La mort de ce conducteur a été filmée par des témoins, sous plusieurs angles, et publiée sur les réseaux sociaux. L’une de ces vidéos montre la victime, un jeune homme vêtu d’un tee-shirt gris, les yeux fermés, son visage et la portière de sa voiture Kia Pride, couverts de sang. D’autres vidéos montrent comment les forces en civil, portant des armes, brisent les vitres de la même voiture, avant de la poursuivre. La victime a été identifiée : il s’agit de Yahya Rahimi. Un autre homme, tué le même jour dans le même quartier, s’appelle Peyman Manbari, âgé de 29 ans. Dans sa dernière publication sur Instagram, il avait écrit qu’il continuerait à manifester « jusqu’à la liberté totale de [s]on peuple, de [s]a famille et de [s]a ville ».
Dans les villes kurdes, de nombreux blessés refusent de se rendre à l’hôpital, par peur d’être arrêtés. « A Sanandadj, certains hôpitaux collaborent de près avec les services de renseignement. Dans ces établissements, les blessés sont livrés aux autorités », explique Sasan Amjadi, originaire de la région, aujourd’hui vivant en Suisse.

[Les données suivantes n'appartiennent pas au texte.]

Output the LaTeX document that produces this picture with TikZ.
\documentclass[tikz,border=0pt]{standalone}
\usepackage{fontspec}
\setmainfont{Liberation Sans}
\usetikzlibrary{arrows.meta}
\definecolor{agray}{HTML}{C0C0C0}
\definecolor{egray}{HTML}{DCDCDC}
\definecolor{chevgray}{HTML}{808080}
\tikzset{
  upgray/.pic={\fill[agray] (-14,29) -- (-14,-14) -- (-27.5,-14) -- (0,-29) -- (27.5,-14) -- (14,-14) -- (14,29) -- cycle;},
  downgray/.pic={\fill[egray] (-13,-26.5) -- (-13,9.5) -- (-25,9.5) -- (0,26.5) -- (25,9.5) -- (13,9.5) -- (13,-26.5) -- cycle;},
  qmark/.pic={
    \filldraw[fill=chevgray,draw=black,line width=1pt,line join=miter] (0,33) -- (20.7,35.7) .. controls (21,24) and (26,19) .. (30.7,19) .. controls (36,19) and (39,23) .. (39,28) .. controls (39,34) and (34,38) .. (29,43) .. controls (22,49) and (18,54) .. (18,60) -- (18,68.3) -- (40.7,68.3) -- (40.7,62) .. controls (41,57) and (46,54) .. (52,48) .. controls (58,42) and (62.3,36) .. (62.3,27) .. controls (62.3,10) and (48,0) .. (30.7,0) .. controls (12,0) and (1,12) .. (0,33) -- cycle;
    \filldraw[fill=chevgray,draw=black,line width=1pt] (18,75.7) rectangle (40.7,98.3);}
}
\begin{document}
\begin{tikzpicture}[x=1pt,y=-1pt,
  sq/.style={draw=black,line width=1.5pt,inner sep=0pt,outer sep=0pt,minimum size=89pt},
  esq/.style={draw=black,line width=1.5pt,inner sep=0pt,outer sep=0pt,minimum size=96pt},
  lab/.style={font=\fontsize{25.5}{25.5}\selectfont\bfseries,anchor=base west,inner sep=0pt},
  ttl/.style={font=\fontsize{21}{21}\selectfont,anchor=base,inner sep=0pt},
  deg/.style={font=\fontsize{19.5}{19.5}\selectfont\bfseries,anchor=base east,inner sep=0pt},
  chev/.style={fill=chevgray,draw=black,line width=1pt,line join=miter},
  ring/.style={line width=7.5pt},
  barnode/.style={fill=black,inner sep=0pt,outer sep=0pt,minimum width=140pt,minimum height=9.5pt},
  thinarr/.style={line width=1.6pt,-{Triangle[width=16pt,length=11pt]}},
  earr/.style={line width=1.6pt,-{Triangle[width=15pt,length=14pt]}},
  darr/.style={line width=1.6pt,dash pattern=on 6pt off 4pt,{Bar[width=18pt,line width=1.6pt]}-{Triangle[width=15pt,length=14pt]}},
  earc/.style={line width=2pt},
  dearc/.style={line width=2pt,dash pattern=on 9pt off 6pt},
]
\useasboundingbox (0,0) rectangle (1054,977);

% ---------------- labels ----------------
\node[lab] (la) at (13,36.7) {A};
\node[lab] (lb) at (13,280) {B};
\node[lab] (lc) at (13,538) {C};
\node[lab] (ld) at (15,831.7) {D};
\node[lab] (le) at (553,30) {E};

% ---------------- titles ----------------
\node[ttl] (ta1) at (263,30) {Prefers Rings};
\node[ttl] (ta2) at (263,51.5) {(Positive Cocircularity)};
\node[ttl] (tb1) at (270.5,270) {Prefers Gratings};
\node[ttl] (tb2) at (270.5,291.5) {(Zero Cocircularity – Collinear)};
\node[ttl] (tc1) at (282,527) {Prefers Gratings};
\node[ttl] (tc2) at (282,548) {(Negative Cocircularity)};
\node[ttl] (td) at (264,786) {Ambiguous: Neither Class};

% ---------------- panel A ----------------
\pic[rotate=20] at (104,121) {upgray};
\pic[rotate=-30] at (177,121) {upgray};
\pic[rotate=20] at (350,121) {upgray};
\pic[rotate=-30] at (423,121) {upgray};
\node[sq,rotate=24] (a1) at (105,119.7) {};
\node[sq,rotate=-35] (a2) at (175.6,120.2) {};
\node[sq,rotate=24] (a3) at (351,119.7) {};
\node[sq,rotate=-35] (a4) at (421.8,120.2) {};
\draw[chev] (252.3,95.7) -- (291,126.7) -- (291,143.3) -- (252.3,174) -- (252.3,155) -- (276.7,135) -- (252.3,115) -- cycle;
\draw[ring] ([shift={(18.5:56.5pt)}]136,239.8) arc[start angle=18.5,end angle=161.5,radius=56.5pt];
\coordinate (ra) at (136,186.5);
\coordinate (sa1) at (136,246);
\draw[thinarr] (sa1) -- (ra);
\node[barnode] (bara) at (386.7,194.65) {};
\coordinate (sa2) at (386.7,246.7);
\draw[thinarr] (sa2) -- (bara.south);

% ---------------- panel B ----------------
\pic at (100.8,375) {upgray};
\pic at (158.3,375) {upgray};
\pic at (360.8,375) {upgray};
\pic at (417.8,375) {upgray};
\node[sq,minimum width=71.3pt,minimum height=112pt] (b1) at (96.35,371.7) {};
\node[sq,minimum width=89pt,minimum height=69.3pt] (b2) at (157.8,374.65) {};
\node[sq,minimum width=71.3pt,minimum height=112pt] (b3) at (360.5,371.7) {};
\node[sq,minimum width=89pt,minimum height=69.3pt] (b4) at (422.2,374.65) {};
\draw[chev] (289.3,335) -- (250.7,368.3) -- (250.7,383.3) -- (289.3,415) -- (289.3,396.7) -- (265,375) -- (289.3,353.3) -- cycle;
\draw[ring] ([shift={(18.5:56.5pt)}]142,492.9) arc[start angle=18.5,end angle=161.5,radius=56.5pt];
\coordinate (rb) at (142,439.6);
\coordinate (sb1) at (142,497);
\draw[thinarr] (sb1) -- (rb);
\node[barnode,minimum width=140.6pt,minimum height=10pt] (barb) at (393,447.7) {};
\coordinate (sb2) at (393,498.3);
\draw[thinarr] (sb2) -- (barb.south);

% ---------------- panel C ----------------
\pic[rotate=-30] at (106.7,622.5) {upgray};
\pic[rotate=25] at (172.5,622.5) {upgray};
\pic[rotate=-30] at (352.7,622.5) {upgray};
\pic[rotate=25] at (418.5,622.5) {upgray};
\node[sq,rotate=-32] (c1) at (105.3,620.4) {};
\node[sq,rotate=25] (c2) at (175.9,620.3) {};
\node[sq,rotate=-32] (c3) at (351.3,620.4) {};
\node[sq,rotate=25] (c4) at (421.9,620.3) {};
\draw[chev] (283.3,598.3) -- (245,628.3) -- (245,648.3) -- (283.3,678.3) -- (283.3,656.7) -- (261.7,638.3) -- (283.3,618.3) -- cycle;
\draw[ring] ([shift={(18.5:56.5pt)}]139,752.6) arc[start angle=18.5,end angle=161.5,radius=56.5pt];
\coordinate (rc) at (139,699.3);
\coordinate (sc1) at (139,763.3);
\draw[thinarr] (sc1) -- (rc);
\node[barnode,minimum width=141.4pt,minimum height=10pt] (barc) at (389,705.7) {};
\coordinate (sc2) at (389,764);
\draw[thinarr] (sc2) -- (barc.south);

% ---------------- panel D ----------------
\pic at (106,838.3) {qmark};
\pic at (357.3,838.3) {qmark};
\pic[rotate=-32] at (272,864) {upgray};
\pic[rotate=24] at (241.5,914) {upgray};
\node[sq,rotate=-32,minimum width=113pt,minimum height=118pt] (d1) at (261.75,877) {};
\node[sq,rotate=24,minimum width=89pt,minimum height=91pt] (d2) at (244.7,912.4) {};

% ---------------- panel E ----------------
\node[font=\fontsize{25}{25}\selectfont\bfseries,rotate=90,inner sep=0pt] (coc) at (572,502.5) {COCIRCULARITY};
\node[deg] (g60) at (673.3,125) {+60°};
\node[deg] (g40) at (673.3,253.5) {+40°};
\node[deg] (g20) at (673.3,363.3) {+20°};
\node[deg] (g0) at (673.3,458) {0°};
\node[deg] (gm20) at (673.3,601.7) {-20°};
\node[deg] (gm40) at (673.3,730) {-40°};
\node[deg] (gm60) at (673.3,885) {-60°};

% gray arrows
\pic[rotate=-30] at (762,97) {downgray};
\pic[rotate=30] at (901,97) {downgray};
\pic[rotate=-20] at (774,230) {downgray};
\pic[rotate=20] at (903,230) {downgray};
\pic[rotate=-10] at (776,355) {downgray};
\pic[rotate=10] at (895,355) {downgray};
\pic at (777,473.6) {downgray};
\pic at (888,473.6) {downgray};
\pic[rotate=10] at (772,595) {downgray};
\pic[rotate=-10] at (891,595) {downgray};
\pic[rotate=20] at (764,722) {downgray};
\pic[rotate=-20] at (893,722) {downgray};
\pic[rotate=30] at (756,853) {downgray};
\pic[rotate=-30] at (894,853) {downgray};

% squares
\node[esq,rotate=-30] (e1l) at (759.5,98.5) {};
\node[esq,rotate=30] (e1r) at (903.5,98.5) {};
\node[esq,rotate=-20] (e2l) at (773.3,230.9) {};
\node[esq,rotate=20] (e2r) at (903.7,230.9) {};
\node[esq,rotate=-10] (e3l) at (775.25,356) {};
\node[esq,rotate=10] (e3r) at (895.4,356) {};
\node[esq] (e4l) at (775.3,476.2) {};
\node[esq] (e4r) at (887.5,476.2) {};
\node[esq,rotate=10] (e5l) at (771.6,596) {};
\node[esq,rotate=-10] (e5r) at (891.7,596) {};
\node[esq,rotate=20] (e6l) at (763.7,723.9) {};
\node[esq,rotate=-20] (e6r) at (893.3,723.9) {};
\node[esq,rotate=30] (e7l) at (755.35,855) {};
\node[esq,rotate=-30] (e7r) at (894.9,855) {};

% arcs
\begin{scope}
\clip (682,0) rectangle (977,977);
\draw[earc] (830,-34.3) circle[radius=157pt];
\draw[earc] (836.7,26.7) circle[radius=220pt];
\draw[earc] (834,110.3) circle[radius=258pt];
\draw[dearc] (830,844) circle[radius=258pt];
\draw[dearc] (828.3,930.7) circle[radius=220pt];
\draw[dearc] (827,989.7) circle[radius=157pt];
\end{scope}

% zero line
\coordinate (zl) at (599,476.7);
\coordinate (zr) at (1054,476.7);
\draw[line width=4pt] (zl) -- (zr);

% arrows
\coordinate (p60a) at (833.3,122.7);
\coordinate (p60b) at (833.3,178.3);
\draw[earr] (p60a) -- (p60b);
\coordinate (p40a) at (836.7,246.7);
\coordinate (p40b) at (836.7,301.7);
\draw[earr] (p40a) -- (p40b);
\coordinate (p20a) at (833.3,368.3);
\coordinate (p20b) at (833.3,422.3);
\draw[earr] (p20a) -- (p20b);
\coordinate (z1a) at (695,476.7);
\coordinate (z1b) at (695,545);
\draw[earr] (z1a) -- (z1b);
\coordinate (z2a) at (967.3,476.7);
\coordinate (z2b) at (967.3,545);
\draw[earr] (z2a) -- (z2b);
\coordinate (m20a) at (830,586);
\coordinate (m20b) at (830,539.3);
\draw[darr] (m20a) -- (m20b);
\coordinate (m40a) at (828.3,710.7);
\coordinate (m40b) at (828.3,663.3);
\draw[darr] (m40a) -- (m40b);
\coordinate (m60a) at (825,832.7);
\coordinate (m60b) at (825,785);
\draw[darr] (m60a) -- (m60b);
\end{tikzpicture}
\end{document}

L’homme suit de près la situation dans les régions kurdes iraniennes, grâce à ses nombreux contacts sur place. « A Sanandadj, beaucoup se font soigner chez eux, avec l’aide de leurs proches », précise-t-il.

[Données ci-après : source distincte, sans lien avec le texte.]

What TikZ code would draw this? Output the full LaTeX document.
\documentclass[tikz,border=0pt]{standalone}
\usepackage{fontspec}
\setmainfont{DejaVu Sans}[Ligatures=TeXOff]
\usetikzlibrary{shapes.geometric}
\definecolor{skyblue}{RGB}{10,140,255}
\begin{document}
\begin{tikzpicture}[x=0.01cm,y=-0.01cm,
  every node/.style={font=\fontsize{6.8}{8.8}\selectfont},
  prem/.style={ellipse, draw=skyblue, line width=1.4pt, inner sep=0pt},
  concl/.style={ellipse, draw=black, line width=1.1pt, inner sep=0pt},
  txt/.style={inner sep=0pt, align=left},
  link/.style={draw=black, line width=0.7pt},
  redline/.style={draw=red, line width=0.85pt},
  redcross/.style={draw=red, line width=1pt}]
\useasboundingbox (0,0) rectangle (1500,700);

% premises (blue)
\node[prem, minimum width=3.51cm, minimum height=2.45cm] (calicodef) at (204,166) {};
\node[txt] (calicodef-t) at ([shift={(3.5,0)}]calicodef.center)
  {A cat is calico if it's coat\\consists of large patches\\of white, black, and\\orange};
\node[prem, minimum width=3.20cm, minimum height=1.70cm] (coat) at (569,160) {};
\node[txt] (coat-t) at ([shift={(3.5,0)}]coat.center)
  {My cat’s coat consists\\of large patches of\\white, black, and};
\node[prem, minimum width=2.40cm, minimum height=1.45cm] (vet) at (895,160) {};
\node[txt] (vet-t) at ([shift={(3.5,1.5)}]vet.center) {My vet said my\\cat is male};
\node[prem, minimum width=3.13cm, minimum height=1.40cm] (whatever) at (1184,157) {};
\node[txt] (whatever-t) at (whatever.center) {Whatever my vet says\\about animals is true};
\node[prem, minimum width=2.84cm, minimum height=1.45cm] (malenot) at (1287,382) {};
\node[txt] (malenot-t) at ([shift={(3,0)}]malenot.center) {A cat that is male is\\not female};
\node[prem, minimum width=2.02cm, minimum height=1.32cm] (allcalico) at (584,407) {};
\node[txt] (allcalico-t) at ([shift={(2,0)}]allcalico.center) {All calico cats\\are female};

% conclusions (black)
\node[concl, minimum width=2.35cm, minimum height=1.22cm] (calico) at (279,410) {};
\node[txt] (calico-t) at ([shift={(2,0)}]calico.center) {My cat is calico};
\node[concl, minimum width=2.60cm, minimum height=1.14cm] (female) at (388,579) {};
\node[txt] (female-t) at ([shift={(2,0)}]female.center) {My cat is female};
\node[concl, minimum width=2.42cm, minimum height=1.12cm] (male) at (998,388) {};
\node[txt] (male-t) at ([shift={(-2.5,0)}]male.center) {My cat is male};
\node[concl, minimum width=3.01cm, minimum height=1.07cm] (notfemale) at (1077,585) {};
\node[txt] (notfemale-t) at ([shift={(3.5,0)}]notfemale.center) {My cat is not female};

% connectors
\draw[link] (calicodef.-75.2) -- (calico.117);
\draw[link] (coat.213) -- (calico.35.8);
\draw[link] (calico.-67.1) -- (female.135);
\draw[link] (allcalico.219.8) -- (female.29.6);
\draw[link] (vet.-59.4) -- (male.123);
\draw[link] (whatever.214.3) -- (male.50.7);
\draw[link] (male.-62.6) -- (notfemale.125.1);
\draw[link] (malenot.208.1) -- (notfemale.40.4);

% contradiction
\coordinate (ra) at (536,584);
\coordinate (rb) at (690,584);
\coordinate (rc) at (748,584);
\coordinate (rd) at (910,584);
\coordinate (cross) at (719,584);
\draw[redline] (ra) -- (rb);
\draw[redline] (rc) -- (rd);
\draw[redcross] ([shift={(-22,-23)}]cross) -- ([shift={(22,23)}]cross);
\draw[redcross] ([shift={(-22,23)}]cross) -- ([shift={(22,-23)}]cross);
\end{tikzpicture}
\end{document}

Les conditions de détention à Sanandadj sont terribles, témoignent les observateurs. « Ceux qui ont déjà été relâchés nous ont rapporté une scène horrible : des prisonniers adolescents, avant d’être envoyés dans un autre centre de détention, ont été obligés de passer dans un “tunnel d’horreur”, c’est-à-dire entre deux rangs de militaires, debout l’un en face de l’autre, qui les frappent », explique la directrice du Kurdistan Human Rights Network, Fatemeh Karimi.
Lundi, Amnesty International s’est dit de son côté « alarmé » par la répression des manifestations à Sanandadj, « alors que des informations font état d’usage d’armes à feu et de gaz lacrymogènes tirés sans discernement par les forces de sécurité, y compris dans les habitations ».

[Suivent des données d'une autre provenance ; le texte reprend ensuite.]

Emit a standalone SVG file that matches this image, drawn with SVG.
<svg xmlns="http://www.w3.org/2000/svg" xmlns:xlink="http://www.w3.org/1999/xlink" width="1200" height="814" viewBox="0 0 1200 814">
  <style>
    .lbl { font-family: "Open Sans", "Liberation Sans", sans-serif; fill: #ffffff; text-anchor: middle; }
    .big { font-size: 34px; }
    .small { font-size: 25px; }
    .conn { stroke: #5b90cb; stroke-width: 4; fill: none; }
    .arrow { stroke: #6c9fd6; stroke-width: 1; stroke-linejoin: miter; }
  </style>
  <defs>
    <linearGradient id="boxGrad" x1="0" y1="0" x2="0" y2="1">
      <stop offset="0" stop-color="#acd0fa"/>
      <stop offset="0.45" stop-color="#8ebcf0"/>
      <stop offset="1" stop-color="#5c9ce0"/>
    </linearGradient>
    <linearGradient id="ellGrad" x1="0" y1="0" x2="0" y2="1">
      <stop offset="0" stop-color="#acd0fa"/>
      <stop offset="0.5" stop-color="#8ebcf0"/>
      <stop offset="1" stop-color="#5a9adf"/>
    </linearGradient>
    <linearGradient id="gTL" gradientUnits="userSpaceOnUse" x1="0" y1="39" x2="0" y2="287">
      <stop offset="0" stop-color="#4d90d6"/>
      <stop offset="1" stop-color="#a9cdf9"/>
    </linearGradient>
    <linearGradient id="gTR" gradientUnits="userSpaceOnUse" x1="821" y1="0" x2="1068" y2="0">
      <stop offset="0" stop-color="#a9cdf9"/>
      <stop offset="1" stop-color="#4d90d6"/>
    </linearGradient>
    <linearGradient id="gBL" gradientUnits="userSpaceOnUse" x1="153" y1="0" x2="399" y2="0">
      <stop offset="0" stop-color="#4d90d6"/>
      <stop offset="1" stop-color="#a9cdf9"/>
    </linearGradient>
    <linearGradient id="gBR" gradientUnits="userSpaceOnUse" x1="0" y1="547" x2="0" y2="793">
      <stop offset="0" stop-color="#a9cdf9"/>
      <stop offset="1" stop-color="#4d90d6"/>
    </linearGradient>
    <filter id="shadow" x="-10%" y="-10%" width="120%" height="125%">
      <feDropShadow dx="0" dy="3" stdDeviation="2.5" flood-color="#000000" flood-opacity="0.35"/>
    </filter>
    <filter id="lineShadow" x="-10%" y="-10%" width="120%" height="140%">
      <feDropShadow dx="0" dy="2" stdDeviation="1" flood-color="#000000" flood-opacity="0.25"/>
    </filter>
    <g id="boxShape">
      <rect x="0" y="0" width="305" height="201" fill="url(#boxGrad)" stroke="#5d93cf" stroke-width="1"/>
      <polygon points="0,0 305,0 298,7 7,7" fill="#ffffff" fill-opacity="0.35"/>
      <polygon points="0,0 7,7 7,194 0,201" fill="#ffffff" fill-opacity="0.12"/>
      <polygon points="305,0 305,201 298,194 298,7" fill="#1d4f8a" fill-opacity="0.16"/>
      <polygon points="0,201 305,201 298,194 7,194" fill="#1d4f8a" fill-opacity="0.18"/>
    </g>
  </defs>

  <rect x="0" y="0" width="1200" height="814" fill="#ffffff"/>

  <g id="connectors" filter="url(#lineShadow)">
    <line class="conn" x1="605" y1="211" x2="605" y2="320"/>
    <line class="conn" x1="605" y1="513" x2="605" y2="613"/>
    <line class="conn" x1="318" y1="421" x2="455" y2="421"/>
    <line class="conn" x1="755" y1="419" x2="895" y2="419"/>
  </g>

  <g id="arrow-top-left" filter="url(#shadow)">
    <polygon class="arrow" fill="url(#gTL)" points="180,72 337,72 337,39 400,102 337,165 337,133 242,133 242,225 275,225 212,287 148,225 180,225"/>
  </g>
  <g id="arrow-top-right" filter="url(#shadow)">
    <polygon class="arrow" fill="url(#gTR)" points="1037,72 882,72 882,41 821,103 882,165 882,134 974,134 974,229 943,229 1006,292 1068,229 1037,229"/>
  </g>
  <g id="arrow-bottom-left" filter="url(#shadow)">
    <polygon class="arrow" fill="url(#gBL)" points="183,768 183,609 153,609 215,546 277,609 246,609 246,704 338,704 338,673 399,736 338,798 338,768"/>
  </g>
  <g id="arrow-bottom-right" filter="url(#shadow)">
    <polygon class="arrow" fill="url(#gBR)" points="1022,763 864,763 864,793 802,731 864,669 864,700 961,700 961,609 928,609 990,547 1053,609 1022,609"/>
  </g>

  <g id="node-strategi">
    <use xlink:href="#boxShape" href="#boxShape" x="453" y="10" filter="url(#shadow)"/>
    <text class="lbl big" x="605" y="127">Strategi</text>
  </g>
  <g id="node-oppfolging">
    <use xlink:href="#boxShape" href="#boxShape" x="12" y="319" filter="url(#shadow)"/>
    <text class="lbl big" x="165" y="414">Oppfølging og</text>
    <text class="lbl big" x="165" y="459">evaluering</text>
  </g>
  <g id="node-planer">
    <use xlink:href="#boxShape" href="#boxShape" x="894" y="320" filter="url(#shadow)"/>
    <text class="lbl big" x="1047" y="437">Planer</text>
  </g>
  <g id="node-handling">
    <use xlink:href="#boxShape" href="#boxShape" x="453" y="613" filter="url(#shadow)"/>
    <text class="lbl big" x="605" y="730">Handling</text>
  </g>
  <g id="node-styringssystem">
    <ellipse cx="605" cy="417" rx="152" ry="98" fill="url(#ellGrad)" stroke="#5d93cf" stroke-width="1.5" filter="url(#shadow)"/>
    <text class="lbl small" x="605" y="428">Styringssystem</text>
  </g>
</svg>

La province du Kurdistan est une région qui, historiquement, a toujours tenu tête à la République islamique d’Iran. Les appels à la grève y sont très suivis, le taux d’abstention aux élections, très élevé. Les habitants, majoritairement sunnites, font l’objet de discriminations, et la répression a toujours été plus sévère dans cette partie du pays qu’ailleurs.
La République islamique d’Iran, quant à elle, ne cesse d’attribuer la responsabilité des manifestations dans les régions comme Sanandadj à ses ennemis à l’étranger, notamment les groupes d’opposition iraniens kurdes, installés dans le Kurdistan d’Irak. Ces groupes ont mené une insurrection armée contre Téhéran, notamment après la révolution de 1979 et jusqu’à la fin des années 1980. Ces dernières années, leurs activités militaires étaient en recul.
Lundi, pour la première fois depuis le début des manifestations en Iran, les travailleurs du complexe pétrochimique et de la raffinerie d’Asalouyeh (sud) ont cessé de travailler et bloqué la route : une grève lancée en soutien aux manifestants. Au cours des dernières années, les travailleurs iraniens ont mené des grèves généralisées dans tout le pays ayant principalement des objectifs syndicaux. Qu’une grève ouvrière soit mise en place pour soutenir une contestation politique est un événement rare. Les grèves générales en Iran ont été l’un des éléments importants qui ont mené à la révolution de 1979 et à la chute de la dynastie Pahlavi.